>> Start Records supplied

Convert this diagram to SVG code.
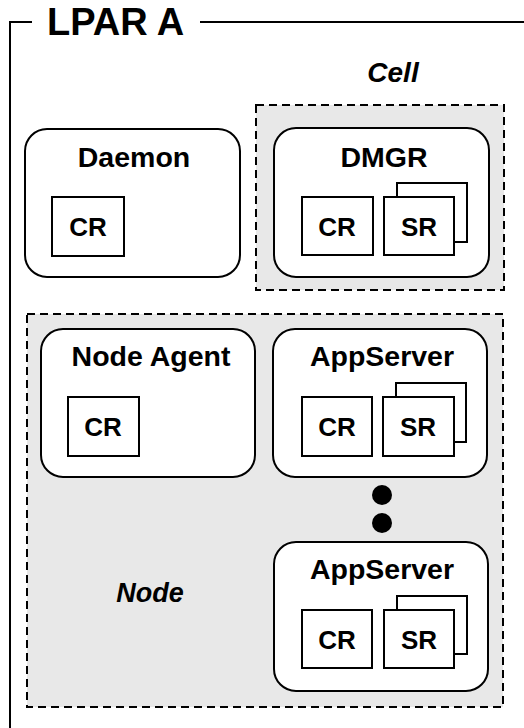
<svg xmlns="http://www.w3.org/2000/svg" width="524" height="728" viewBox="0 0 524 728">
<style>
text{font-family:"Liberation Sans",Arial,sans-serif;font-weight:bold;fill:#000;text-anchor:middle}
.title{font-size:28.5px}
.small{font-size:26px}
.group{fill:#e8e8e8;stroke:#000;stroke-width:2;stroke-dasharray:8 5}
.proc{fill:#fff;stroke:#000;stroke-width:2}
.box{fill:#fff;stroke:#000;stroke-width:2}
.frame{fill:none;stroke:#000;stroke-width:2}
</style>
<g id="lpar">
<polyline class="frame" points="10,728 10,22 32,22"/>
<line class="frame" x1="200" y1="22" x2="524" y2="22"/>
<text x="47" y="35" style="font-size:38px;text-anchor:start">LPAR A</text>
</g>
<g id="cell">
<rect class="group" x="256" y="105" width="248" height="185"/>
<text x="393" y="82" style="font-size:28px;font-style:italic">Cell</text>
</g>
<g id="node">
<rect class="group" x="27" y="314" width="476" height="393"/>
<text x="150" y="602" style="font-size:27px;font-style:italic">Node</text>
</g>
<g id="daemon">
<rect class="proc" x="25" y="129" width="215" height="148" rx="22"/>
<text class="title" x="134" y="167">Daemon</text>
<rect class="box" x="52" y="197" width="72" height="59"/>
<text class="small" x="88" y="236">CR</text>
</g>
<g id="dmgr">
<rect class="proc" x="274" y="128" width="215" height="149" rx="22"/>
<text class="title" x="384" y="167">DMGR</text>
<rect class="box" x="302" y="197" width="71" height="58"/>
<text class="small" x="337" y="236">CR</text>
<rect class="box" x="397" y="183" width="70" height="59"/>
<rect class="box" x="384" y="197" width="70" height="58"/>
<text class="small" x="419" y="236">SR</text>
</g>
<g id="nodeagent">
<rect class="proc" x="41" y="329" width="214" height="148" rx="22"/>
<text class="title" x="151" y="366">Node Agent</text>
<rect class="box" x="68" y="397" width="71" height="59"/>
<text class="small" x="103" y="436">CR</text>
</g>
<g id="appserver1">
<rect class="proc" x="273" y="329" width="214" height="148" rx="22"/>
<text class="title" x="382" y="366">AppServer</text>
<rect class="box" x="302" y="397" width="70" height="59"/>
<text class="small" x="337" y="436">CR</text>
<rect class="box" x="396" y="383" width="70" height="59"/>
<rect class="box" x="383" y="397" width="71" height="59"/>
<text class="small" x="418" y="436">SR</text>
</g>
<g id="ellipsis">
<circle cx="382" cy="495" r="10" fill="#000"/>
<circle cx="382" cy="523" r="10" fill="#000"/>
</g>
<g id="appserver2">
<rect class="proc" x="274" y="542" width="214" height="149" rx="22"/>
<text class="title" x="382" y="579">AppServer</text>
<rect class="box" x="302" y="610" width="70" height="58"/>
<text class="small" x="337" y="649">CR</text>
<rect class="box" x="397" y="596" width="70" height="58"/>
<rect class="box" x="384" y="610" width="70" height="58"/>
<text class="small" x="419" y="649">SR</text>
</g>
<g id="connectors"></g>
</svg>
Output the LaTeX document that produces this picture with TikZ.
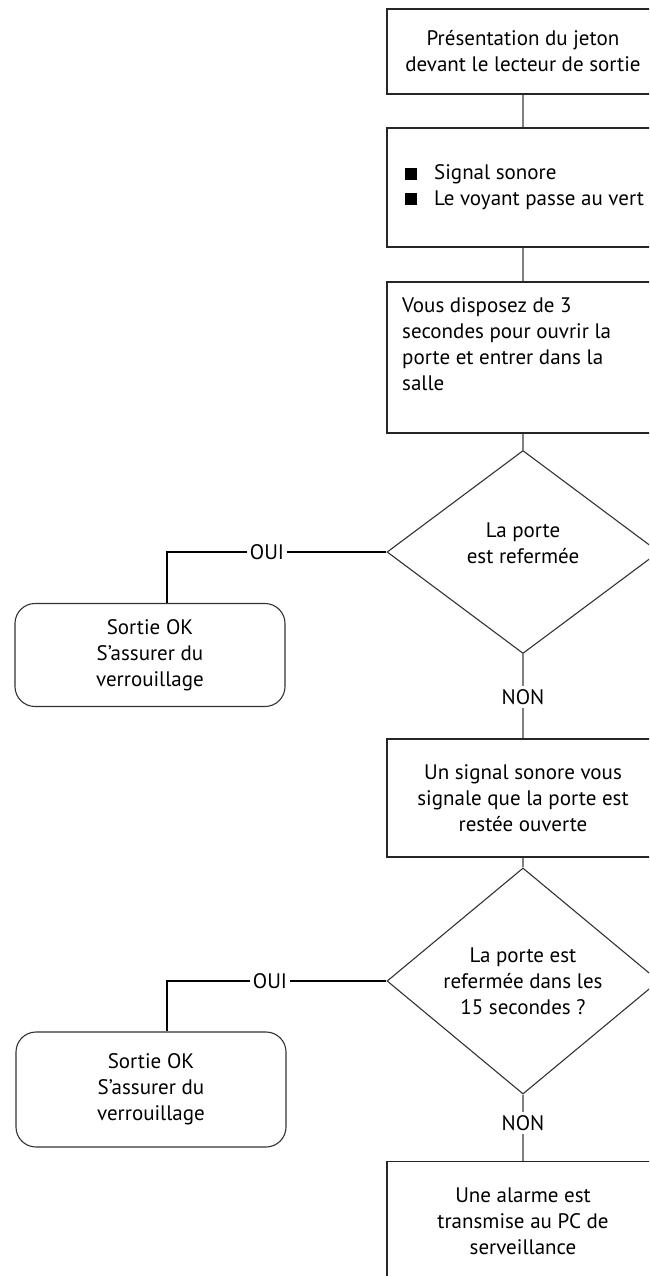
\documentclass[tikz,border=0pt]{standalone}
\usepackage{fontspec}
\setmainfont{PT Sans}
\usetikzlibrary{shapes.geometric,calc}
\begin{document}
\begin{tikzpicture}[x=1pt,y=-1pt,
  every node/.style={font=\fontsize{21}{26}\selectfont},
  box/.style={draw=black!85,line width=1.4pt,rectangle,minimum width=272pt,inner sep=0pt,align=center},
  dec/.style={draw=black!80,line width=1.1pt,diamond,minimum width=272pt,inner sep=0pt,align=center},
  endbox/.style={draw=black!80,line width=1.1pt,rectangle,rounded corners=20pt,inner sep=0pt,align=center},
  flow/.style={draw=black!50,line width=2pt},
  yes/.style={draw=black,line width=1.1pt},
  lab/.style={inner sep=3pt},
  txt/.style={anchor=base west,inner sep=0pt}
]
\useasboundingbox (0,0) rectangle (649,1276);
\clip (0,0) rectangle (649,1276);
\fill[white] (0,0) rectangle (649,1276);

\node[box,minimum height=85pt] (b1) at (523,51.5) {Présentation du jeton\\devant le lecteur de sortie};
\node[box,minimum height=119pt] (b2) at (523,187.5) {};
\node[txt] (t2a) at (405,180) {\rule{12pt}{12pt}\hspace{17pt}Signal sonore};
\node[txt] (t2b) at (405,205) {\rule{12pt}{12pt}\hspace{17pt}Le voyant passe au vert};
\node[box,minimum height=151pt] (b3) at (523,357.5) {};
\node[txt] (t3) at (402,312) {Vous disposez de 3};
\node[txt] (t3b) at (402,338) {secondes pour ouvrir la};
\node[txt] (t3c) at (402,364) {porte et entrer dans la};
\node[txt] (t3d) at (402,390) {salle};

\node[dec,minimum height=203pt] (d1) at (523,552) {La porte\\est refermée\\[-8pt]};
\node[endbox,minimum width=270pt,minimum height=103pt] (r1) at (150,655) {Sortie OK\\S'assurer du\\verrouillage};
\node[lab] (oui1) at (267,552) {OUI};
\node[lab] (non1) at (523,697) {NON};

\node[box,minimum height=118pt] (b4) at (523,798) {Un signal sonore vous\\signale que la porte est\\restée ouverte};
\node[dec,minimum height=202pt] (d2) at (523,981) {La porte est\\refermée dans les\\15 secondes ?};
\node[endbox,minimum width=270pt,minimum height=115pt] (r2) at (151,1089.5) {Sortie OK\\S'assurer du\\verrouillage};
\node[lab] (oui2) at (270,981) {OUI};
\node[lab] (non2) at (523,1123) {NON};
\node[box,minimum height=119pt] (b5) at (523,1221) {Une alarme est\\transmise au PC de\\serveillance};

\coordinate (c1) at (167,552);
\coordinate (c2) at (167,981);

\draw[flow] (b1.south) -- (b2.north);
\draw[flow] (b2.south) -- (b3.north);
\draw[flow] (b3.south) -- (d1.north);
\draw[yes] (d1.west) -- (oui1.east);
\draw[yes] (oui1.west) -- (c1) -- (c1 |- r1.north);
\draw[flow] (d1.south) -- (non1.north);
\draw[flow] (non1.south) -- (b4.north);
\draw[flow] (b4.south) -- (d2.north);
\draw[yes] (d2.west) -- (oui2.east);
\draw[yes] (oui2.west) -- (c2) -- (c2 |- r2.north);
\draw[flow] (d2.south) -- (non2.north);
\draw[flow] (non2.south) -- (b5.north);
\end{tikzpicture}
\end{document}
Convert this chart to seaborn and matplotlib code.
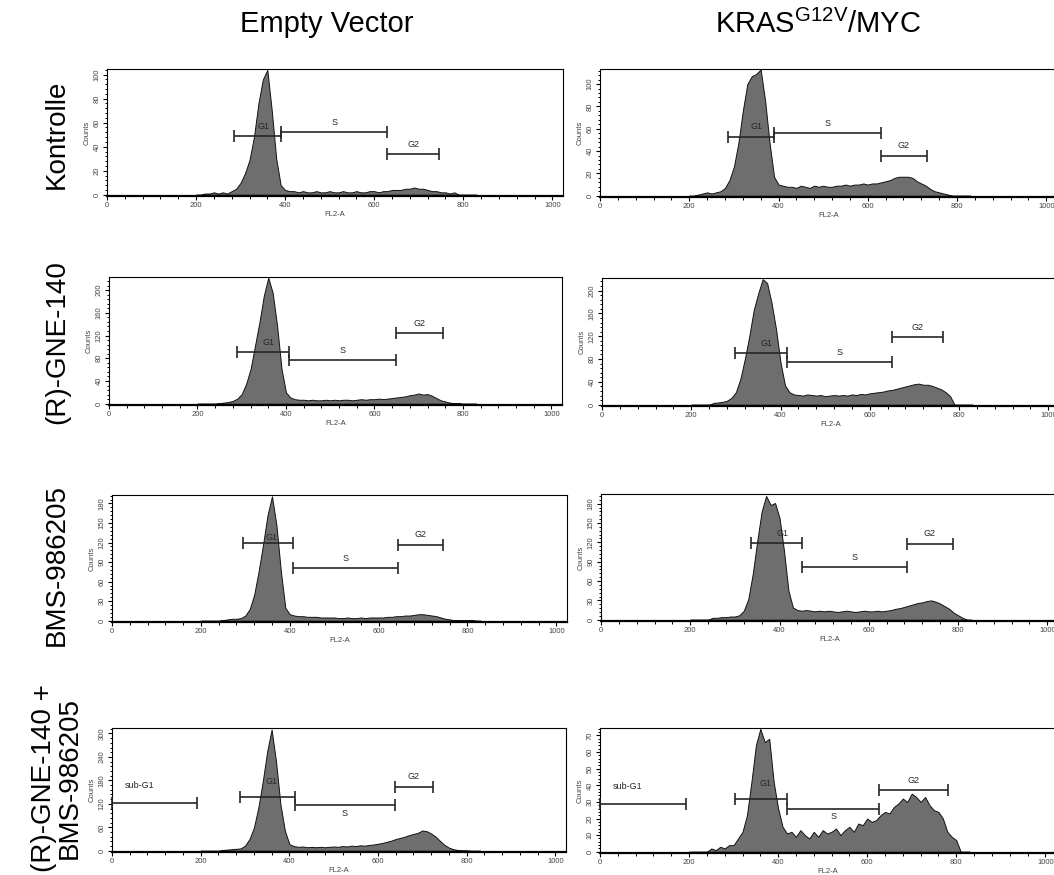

>> End Records supplied

- Written exercise -
Transcribe the listing in full. Omit the pictures and keep every line exact.

- Complete answer -
Convert this diagram to SVG code.
<svg xmlns="http://www.w3.org/2000/svg" width="524" height="728" viewBox="0 0 524 728">
<style>
text{font-family:"Liberation Sans",Arial,sans-serif;font-weight:bold;fill:#000;text-anchor:middle}
.title{font-size:28.5px}
.small{font-size:26px}
.group{fill:#e8e8e8;stroke:#000;stroke-width:2;stroke-dasharray:8 5}
.proc{fill:#fff;stroke:#000;stroke-width:2}
.box{fill:#fff;stroke:#000;stroke-width:2}
.frame{fill:none;stroke:#000;stroke-width:2}
</style>
<g id="lpar">
<polyline class="frame" points="10,728 10,22 32,22"/>
<line class="frame" x1="200" y1="22" x2="524" y2="22"/>
<text x="47" y="35" style="font-size:38px;text-anchor:start">LPAR A</text>
</g>
<g id="cell">
<rect class="group" x="256" y="105" width="248" height="185"/>
<text x="393" y="82" style="font-size:28px;font-style:italic">Cell</text>
</g>
<g id="node">
<rect class="group" x="27" y="314" width="476" height="393"/>
<text x="150" y="602" style="font-size:27px;font-style:italic">Node</text>
</g>
<g id="daemon">
<rect class="proc" x="25" y="129" width="215" height="148" rx="22"/>
<text class="title" x="134" y="167">Daemon</text>
<rect class="box" x="52" y="197" width="72" height="59"/>
<text class="small" x="88" y="236">CR</text>
</g>
<g id="dmgr">
<rect class="proc" x="274" y="128" width="215" height="149" rx="22"/>
<text class="title" x="384" y="167">DMGR</text>
<rect class="box" x="302" y="197" width="71" height="58"/>
<text class="small" x="337" y="236">CR</text>
<rect class="box" x="397" y="183" width="70" height="59"/>
<rect class="box" x="384" y="197" width="70" height="58"/>
<text class="small" x="419" y="236">SR</text>
</g>
<g id="nodeagent">
<rect class="proc" x="41" y="329" width="214" height="148" rx="22"/>
<text class="title" x="151" y="366">Node Agent</text>
<rect class="box" x="68" y="397" width="71" height="59"/>
<text class="small" x="103" y="436">CR</text>
</g>
<g id="appserver1">
<rect class="proc" x="273" y="329" width="214" height="148" rx="22"/>
<text class="title" x="382" y="366">AppServer</text>
<rect class="box" x="302" y="397" width="70" height="59"/>
<text class="small" x="337" y="436">CR</text>
<rect class="box" x="396" y="383" width="70" height="59"/>
<rect class="box" x="383" y="397" width="71" height="59"/>
<text class="small" x="418" y="436">SR</text>
</g>
<g id="ellipsis">
<circle cx="382" cy="495" r="10" fill="#000"/>
<circle cx="382" cy="523" r="10" fill="#000"/>
</g>
<g id="appserver2">
<rect class="proc" x="274" y="542" width="214" height="149" rx="22"/>
<text class="title" x="382" y="579">AppServer</text>
<rect class="box" x="302" y="610" width="70" height="58"/>
<text class="small" x="337" y="649">CR</text>
<rect class="box" x="397" y="596" width="70" height="58"/>
<rect class="box" x="384" y="610" width="70" height="58"/>
<text class="small" x="419" y="649">SR</text>
</g>
<g id="connectors"></g>
</svg>
Output the LaTeX document that produces this picture with TikZ.
\documentclass[tikz,border=0pt]{standalone}
\usepackage{fontspec}
\setmainfont{PT Sans}
\usetikzlibrary{shapes.geometric,calc}
\begin{document}
\begin{tikzpicture}[x=1pt,y=-1pt,
  every node/.style={font=\fontsize{21}{26}\selectfont},
  box/.style={draw=black!85,line width=1.4pt,rectangle,minimum width=272pt,inner sep=0pt,align=center},
  dec/.style={draw=black!80,line width=1.1pt,diamond,minimum width=272pt,inner sep=0pt,align=center},
  endbox/.style={draw=black!80,line width=1.1pt,rectangle,rounded corners=20pt,inner sep=0pt,align=center},
  flow/.style={draw=black!50,line width=2pt},
  yes/.style={draw=black,line width=1.1pt},
  lab/.style={inner sep=3pt},
  txt/.style={anchor=base west,inner sep=0pt}
]
\useasboundingbox (0,0) rectangle (649,1276);
\clip (0,0) rectangle (649,1276);
\fill[white] (0,0) rectangle (649,1276);

\node[box,minimum height=85pt] (b1) at (523,51.5) {Présentation du jeton\\devant le lecteur de sortie};
\node[box,minimum height=119pt] (b2) at (523,187.5) {};
\node[txt] (t2a) at (405,180) {\rule{12pt}{12pt}\hspace{17pt}Signal sonore};
\node[txt] (t2b) at (405,205) {\rule{12pt}{12pt}\hspace{17pt}Le voyant passe au vert};
\node[box,minimum height=151pt] (b3) at (523,357.5) {};
\node[txt] (t3) at (402,312) {Vous disposez de 3};
\node[txt] (t3b) at (402,338) {secondes pour ouvrir la};
\node[txt] (t3c) at (402,364) {porte et entrer dans la};
\node[txt] (t3d) at (402,390) {salle};

\node[dec,minimum height=203pt] (d1) at (523,552) {La porte\\est refermée\\[-8pt]};
\node[endbox,minimum width=270pt,minimum height=103pt] (r1) at (150,655) {Sortie OK\\S'assurer du\\verrouillage};
\node[lab] (oui1) at (267,552) {OUI};
\node[lab] (non1) at (523,697) {NON};

\node[box,minimum height=118pt] (b4) at (523,798) {Un signal sonore vous\\signale que la porte est\\restée ouverte};
\node[dec,minimum height=202pt] (d2) at (523,981) {La porte est\\refermée dans les\\15 secondes ?};
\node[endbox,minimum width=270pt,minimum height=115pt] (r2) at (151,1089.5) {Sortie OK\\S'assurer du\\verrouillage};
\node[lab] (oui2) at (270,981) {OUI};
\node[lab] (non2) at (523,1123) {NON};
\node[box,minimum height=119pt] (b5) at (523,1221) {Une alarme est\\transmise au PC de\\serveillance};

\coordinate (c1) at (167,552);
\coordinate (c2) at (167,981);

\draw[flow] (b1.south) -- (b2.north);
\draw[flow] (b2.south) -- (b3.north);
\draw[flow] (b3.south) -- (d1.north);
\draw[yes] (d1.west) -- (oui1.east);
\draw[yes] (oui1.west) -- (c1) -- (c1 |- r1.north);
\draw[flow] (d1.south) -- (non1.north);
\draw[flow] (non1.south) -- (b4.north);
\draw[flow] (b4.south) -- (d2.north);
\draw[yes] (d2.west) -- (oui2.east);
\draw[yes] (oui2.west) -- (c2) -- (c2 |- r2.north);
\draw[flow] (d2.south) -- (non2.north);
\draw[flow] (non2.south) -- (b5.north);
\end{tikzpicture}
\end{document}
Convert this chart to seaborn and matplotlib code.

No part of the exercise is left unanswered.